- Task material
──────

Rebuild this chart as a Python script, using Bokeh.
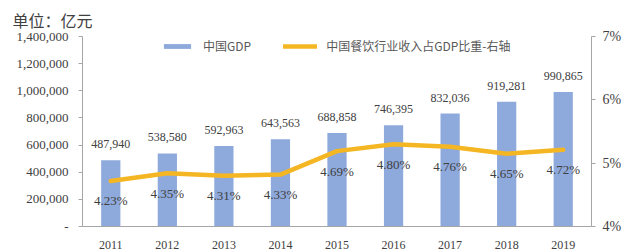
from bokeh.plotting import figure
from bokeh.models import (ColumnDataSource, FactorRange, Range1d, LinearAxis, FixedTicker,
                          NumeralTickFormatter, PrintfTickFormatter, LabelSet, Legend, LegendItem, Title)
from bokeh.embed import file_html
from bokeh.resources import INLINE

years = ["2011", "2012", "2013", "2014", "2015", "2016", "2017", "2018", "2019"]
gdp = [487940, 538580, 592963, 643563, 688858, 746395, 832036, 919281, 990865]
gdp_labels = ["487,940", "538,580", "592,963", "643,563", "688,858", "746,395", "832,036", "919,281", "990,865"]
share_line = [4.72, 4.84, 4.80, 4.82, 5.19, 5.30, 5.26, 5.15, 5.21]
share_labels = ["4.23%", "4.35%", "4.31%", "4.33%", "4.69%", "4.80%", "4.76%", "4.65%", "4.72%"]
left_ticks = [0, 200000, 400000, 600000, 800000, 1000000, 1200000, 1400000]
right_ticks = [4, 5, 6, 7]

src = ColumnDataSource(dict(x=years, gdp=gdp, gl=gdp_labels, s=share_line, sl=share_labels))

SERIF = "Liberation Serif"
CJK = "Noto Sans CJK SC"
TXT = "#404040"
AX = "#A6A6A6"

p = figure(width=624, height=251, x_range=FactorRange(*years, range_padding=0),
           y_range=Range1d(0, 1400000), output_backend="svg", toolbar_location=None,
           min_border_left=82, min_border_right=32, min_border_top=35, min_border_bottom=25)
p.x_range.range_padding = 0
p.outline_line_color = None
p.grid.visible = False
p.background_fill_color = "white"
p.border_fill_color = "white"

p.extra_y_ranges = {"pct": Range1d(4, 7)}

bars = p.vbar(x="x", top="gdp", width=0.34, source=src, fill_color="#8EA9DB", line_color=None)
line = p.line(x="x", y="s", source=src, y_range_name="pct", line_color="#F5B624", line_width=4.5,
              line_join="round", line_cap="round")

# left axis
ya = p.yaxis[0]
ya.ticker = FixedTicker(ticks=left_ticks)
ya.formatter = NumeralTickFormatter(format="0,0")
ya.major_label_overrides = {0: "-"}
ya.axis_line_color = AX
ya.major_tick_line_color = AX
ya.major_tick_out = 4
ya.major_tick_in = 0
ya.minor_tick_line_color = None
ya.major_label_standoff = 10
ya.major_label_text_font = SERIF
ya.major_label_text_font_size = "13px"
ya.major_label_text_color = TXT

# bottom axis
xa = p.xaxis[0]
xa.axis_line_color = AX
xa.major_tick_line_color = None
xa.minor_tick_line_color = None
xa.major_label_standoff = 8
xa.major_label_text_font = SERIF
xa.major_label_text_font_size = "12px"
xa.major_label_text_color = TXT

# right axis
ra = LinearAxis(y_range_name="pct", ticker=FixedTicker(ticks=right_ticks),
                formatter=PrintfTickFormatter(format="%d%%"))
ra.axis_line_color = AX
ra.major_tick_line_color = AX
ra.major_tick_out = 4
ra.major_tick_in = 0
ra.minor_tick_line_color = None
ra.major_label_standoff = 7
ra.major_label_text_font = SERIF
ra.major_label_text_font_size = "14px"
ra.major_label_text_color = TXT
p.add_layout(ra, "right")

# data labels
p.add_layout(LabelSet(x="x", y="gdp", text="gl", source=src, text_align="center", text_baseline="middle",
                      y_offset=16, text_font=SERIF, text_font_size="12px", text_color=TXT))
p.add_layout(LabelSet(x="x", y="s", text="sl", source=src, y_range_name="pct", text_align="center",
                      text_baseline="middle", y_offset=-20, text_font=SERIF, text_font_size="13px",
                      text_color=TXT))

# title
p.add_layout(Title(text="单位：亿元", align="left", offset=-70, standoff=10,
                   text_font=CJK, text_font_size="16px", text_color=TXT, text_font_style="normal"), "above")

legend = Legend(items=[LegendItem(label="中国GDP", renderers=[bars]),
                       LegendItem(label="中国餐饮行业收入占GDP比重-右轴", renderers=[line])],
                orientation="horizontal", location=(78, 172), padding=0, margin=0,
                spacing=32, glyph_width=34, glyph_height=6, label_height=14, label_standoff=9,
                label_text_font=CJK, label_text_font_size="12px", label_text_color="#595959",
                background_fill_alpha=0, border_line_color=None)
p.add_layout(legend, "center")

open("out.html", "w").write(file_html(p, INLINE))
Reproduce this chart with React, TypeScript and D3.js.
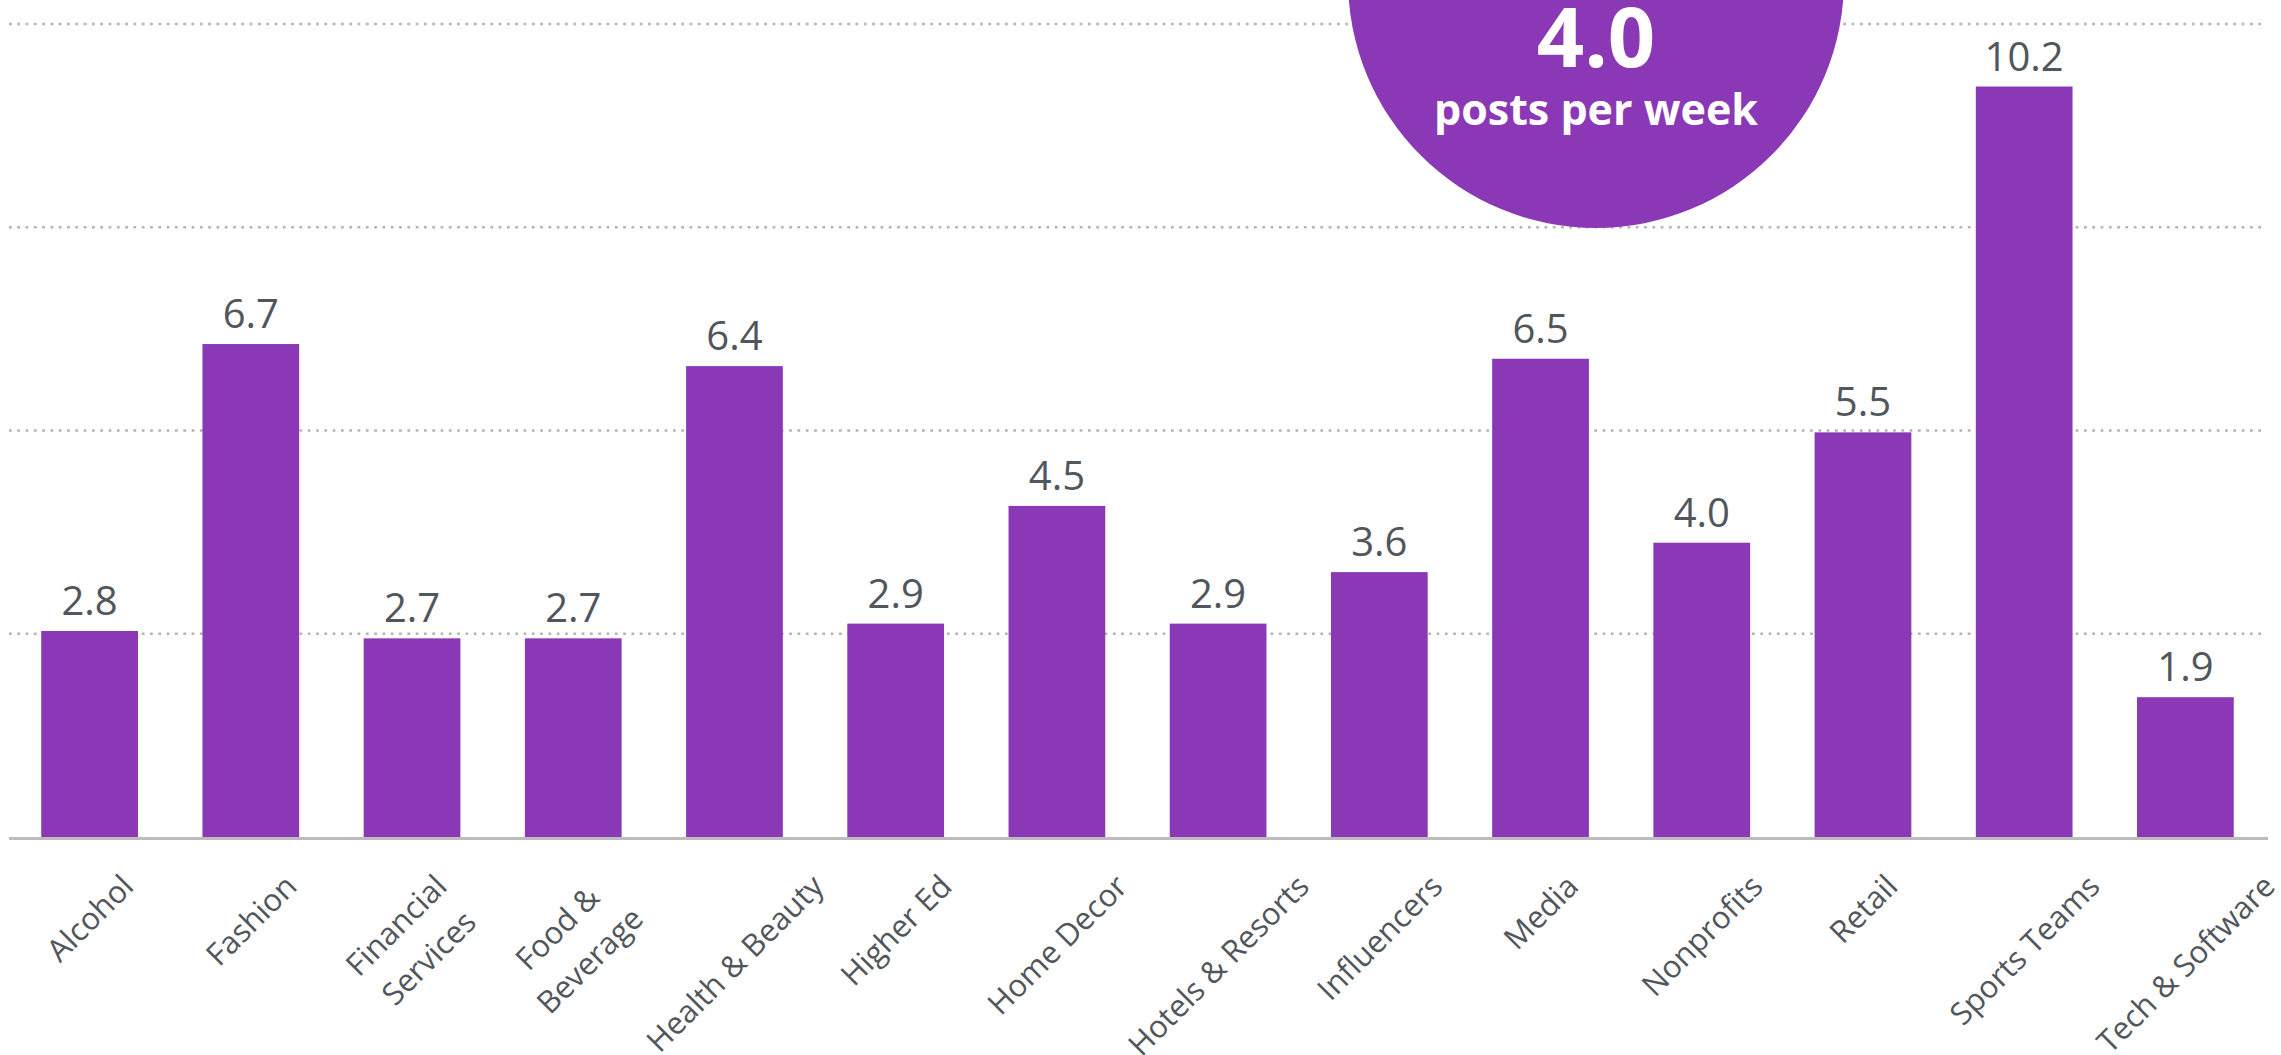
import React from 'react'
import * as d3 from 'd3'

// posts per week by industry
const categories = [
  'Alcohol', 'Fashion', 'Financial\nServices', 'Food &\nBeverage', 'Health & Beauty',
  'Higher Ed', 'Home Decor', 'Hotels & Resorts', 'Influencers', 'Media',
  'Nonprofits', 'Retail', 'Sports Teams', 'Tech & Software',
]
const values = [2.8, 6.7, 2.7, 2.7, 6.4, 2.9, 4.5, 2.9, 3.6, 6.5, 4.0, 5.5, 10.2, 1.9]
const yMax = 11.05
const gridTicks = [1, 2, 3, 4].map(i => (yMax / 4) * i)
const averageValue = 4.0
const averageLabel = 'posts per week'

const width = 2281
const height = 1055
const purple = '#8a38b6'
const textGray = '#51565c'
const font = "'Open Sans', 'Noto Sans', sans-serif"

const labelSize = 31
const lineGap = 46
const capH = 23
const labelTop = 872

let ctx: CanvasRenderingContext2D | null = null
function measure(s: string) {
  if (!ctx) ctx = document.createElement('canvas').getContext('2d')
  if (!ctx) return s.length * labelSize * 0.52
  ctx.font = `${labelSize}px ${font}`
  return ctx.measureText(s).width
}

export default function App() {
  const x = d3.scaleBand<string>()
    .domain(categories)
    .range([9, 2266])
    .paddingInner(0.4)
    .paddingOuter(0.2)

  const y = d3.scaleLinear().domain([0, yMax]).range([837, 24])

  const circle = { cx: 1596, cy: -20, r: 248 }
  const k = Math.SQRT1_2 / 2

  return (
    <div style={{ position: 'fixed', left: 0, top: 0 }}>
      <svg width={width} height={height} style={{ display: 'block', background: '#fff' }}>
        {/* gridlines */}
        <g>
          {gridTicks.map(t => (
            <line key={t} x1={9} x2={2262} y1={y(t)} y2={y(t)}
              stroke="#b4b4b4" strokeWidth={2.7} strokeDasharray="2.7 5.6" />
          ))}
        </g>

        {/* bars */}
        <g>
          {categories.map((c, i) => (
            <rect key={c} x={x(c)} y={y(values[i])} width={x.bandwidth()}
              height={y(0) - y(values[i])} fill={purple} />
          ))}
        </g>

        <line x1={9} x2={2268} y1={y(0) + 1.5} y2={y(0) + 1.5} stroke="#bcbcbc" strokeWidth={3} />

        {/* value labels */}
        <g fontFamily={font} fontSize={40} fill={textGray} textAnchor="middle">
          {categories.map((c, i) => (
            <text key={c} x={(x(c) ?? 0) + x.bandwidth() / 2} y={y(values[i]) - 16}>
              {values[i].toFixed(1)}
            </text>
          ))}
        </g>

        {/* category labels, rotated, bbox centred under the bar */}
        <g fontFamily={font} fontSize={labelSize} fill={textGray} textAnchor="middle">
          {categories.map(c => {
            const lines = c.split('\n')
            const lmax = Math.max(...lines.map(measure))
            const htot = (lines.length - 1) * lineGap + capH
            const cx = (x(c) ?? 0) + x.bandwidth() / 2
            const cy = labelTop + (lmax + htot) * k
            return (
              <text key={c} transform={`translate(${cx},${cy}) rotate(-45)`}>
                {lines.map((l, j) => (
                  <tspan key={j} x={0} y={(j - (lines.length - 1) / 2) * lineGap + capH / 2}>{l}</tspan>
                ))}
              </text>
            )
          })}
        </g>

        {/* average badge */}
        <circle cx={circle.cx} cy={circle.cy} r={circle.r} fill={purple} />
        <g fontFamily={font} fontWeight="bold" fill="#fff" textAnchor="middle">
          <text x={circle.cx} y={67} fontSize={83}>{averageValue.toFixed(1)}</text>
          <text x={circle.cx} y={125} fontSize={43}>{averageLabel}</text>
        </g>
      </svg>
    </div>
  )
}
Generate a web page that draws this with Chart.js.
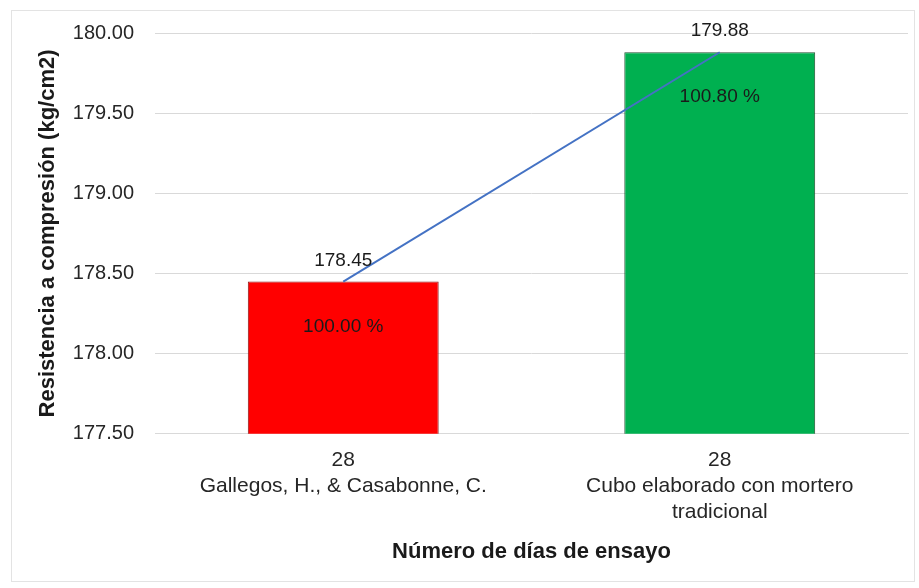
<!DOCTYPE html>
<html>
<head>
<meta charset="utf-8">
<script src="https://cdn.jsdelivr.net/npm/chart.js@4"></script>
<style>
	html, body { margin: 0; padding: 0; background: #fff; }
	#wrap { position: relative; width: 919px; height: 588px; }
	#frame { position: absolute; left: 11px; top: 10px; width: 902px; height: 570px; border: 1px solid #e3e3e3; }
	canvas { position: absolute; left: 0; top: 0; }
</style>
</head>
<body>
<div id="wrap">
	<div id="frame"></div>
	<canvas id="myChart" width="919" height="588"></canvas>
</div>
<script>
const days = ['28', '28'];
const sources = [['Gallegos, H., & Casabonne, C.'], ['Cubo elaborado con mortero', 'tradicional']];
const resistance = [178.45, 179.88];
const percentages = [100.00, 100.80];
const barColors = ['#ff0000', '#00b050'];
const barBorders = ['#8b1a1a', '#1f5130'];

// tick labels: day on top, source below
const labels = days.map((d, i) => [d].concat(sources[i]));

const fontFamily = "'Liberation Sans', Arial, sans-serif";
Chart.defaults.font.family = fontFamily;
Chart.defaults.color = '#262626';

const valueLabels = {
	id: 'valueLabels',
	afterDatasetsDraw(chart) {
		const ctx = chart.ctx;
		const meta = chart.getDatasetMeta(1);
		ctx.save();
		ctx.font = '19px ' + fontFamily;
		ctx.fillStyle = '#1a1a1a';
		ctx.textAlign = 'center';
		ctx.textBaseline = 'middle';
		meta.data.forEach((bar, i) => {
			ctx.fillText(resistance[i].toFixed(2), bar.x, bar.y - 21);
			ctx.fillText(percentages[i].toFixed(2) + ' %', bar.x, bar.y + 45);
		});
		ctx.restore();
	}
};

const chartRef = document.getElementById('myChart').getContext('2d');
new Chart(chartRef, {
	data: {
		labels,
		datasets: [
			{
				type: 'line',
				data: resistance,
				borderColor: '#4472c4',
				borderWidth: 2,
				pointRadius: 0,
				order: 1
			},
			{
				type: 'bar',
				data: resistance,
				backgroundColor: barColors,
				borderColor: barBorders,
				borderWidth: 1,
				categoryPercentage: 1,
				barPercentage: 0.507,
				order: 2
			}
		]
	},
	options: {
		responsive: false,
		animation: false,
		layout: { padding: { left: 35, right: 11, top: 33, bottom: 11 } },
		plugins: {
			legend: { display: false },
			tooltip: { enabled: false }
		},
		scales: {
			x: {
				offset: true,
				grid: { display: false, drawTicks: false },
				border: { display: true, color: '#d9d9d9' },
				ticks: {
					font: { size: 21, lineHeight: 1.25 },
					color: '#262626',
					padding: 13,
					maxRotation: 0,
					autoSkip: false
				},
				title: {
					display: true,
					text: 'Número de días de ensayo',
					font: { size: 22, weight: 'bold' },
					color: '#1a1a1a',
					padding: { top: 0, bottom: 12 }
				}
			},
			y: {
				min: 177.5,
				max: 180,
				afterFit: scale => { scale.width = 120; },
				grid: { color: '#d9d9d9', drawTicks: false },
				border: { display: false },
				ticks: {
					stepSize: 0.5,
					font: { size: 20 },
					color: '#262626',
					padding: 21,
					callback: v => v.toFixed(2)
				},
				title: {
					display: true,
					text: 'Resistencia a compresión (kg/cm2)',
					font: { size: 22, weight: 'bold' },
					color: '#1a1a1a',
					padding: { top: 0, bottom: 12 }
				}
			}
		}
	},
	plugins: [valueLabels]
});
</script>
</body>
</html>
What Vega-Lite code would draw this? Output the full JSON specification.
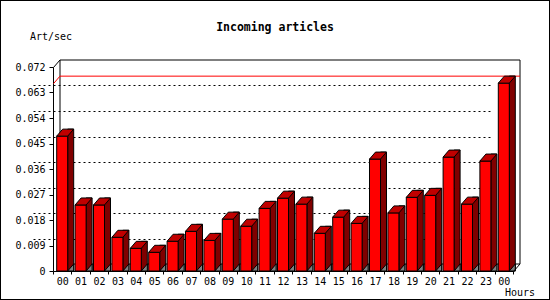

──────

- Given task
Reproduce only the lines running from the beginning of the entries above to the line holding "from bokeh.resources import INLINE", inclusive. Pictures stay out of the copy.

- Result of this task
Rebuild this chart as a Python script, using Bokeh.
from bokeh.plotting import figure
from bokeh.models import (ColumnDataSource, FactorRange, Range1d, LinearAxis, FixedTicker,
                          NumeralTickFormatter, PrintfTickFormatter, LabelSet, Legend, LegendItem, Title)
from bokeh.embed import file_html
from bokeh.resources import INLINE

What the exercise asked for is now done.